#### [Source material]
(begin)

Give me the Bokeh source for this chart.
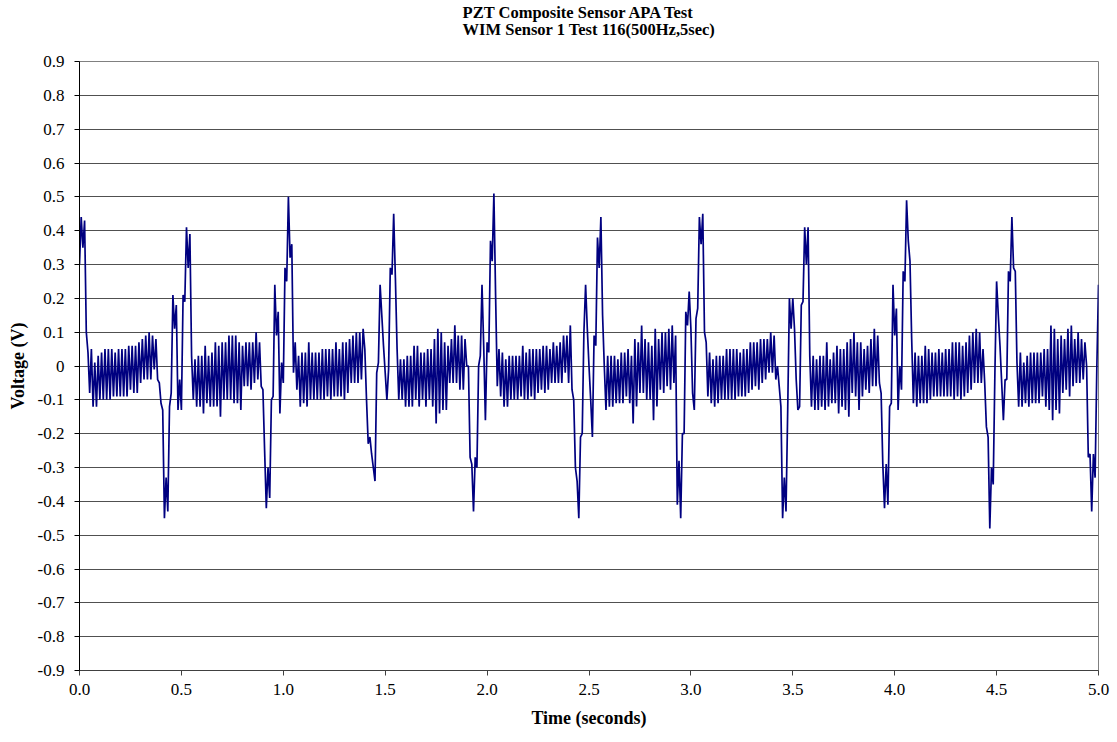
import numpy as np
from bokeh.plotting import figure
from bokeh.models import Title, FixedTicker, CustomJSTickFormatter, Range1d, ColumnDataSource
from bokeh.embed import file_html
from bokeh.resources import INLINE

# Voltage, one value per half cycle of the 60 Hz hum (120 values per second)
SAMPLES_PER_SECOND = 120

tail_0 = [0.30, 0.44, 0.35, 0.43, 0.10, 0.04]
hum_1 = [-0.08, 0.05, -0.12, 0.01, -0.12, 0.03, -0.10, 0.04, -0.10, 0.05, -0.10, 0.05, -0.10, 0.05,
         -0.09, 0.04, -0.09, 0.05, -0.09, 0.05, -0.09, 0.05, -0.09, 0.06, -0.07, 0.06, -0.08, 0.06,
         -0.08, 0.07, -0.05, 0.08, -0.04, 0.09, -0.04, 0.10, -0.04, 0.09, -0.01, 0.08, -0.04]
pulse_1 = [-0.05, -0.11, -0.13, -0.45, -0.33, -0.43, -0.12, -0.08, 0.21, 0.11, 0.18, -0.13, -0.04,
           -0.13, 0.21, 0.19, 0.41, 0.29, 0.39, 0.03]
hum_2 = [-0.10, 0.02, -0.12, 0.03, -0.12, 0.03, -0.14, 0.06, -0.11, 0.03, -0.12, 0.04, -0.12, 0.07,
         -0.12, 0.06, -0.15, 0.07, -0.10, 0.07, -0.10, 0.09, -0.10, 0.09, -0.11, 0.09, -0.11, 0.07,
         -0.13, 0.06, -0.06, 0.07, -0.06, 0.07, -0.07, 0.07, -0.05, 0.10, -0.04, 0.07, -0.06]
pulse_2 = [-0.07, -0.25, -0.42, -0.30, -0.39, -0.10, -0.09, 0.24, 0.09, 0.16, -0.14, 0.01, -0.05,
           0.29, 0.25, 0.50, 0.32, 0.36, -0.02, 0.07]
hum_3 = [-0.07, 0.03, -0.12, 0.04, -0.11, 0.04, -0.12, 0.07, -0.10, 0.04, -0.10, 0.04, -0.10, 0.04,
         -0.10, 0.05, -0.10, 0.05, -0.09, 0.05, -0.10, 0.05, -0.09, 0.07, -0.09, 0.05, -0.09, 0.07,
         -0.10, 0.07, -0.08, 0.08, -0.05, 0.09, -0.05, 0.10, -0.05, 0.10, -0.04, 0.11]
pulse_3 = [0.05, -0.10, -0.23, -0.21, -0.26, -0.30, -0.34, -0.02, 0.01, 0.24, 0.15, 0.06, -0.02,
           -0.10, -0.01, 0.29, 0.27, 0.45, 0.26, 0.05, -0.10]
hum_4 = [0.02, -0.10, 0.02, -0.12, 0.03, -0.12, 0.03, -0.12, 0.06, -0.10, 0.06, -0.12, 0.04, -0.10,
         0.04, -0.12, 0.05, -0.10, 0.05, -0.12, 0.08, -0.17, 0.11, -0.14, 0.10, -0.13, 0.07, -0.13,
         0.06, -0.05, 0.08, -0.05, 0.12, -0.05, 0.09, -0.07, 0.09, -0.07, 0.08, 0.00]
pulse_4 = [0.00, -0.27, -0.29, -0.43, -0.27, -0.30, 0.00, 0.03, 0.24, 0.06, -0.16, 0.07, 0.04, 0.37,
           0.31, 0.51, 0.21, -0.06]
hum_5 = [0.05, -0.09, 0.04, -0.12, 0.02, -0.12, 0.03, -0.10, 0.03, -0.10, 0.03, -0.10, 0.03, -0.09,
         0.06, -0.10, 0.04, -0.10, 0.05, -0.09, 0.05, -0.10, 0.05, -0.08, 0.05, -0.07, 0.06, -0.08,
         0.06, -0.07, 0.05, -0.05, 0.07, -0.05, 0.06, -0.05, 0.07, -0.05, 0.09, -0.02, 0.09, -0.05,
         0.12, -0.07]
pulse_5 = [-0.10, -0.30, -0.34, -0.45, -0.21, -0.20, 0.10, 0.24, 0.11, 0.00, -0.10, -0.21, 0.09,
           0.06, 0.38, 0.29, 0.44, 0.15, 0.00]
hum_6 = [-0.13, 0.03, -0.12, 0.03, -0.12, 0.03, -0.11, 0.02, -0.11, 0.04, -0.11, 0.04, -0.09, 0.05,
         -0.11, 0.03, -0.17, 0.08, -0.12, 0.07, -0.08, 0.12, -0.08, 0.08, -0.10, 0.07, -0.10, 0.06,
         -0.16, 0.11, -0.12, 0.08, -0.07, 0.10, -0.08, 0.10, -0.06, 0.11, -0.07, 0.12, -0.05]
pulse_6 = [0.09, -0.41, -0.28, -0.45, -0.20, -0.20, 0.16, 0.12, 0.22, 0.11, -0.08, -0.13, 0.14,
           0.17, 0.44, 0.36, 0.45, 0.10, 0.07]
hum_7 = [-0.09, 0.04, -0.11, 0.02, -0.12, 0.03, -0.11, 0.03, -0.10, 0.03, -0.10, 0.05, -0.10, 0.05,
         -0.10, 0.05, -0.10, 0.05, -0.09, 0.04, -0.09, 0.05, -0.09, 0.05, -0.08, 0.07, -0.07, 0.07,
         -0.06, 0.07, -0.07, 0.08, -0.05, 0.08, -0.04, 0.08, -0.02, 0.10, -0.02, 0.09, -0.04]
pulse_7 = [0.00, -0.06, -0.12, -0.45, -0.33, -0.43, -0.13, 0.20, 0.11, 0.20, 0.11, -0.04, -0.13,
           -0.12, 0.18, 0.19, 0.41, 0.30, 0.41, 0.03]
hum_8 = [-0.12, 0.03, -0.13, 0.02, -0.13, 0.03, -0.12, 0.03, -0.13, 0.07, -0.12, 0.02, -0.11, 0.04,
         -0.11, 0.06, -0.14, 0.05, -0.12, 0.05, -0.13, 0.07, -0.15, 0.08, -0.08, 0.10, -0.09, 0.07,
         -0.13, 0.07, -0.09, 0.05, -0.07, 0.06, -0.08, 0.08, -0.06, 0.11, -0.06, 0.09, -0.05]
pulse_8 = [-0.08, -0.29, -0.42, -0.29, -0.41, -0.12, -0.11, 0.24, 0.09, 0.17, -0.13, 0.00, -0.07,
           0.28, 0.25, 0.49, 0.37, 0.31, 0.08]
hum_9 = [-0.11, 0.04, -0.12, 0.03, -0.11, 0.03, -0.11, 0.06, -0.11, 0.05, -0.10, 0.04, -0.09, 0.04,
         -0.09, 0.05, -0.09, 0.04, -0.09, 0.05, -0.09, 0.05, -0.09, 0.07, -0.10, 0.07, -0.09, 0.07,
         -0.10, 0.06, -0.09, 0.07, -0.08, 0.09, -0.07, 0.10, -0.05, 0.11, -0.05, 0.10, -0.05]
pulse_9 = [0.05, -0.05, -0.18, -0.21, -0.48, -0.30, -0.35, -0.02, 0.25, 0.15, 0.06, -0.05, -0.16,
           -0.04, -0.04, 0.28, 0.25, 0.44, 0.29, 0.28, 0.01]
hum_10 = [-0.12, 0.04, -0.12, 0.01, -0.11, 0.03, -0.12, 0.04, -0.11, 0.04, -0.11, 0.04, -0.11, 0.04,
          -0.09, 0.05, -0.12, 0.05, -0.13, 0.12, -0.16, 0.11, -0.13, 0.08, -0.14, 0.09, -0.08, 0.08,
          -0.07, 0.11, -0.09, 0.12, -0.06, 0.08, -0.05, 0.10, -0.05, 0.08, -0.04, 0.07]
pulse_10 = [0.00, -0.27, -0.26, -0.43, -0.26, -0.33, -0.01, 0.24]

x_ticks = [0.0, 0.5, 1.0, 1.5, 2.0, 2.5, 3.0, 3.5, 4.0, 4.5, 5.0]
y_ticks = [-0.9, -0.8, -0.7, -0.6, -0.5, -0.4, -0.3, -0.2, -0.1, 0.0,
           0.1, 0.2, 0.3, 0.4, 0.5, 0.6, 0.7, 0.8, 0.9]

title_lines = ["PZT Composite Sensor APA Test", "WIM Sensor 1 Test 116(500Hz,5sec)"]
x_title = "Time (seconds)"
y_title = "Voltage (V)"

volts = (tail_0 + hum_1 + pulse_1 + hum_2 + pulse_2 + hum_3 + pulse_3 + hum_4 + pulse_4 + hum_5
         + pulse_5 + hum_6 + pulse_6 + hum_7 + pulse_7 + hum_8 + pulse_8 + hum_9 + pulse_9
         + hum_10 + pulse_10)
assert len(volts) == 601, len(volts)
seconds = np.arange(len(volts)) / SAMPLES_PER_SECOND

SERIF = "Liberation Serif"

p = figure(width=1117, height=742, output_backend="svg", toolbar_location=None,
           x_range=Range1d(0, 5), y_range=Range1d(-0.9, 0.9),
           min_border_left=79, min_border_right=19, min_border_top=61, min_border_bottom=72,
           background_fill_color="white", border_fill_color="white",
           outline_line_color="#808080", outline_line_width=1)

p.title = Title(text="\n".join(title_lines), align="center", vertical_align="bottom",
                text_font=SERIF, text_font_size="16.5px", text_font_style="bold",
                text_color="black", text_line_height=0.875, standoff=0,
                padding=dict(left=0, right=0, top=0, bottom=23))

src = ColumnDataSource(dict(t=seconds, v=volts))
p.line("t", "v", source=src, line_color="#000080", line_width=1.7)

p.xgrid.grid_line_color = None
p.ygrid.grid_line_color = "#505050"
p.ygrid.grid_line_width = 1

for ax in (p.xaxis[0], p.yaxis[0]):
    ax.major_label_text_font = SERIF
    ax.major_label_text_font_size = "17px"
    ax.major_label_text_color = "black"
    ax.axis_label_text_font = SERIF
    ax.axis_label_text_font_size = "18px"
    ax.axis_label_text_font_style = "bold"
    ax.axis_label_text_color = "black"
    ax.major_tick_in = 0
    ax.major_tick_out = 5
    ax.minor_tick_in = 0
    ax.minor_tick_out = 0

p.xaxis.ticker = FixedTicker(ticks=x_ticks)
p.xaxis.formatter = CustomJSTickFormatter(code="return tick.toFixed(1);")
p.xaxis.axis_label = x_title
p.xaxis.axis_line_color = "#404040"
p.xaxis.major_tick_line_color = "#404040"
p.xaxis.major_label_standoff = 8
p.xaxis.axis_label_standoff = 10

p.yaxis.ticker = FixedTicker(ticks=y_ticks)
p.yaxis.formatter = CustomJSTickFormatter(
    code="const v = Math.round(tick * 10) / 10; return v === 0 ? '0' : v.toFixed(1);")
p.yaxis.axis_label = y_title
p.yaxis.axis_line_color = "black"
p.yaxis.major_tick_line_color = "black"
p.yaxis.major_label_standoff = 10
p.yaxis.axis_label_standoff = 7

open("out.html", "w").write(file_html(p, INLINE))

(end)

#### [Directive]
Restate only the lines running from the start of the material above through the line containing "SAMPLES_PER_SECOND = 120", ends included. No pictures.

#### [Full solution]
Give me the Bokeh source for this chart.
import numpy as np
from bokeh.plotting import figure
from bokeh.models import Title, FixedTicker, CustomJSTickFormatter, Range1d, ColumnDataSource
from bokeh.embed import file_html
from bokeh.resources import INLINE

# Voltage, one value per half cycle of the 60 Hz hum (120 values per second)
SAMPLES_PER_SECOND = 120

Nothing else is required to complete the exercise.